# Wine Project: Data Analysis and Classification
**Goal:** Apply machine learning models to classify wine based on chemical features.  
**Tools:** Python, pandas, scikit-learn, matplotlib, seaborn.


## Load Dataset
Import the dataset and take a first look at its structure.

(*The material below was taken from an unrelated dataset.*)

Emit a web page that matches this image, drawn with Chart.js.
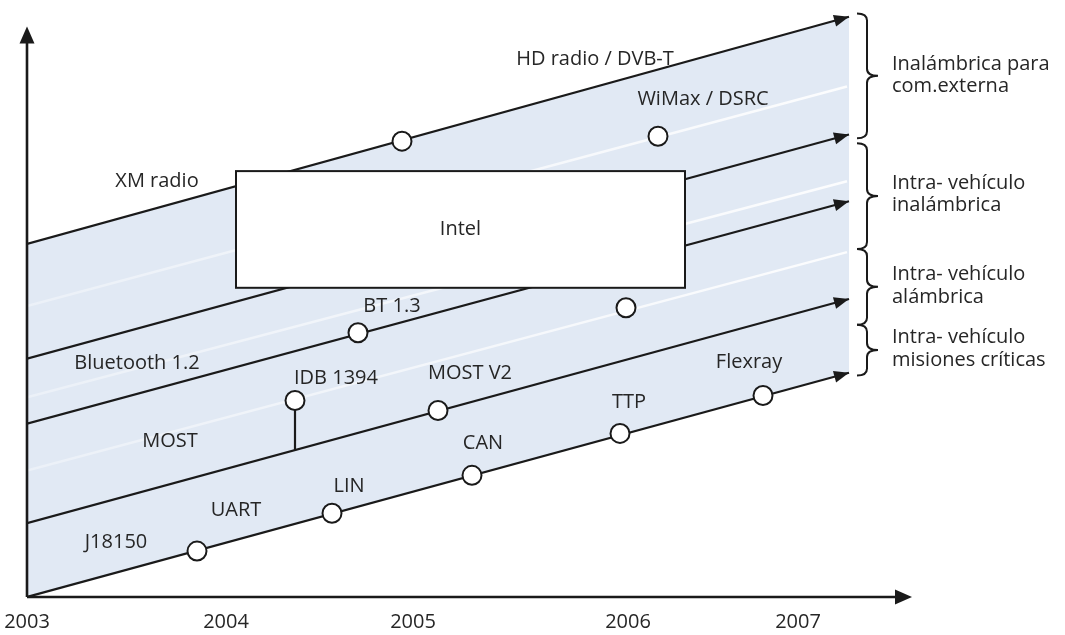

## Exploratory Data Analysis
Vsualize feature distributions and correlations to better understand the data.

## Model Training
Apply machine learning models (e.g., logistic regression, decision tree) to classify wine.


## Model Evaluation
Evaluate model performance using accuracy, confusion matrix, and other metrics.


In [None]:
from google.colab import files

uploaded = files.upload()


In [None]:
import pandas as pd
import matplotlib.pyplot as plt


df = pd.read_csv("winequality-red.txt", sep=";")
df.head()


In [None]:
# Explore the dataset
print("Dataset shape:", df.shape)
print("Columns:", df.columns.tolist())
print("Missing values:\n", df.isnull().sum())

# Summary statistics
df.describe()


In [None]:
# Simple analysis
# Count of each quality score
print("Quality counts:\n", df['quality'].value_counts().sort_index())

# Average wine quality
print("Average quality:", df['quality'].mean())

# Correlation between alcohol and quality
print("Alcohol vs Quality correlation:\n", df[['alcohol','quality']].corr())


In [None]:
# Visualizations

# Histogram of wine quality
df['quality'].hist(bins=10)
plt.xlabel("Wine Quality")
plt.ylabel("Count")
plt.title("Distribution of Wine Quality")
plt.show()

# Scatter plot: Alcohol vs Quality
df.plot(kind="scatter", x="alcohol", y="quality", alpha=0.5)
plt.title("Alcohol vs Wine Quality")
plt.show()


# Mini Conclusion
- Most wines have a quality rating of 5–6.  
- Alcohol content seems positively correlated with quality.  
- Chemical properties like acidity and pH may influence perceived taste.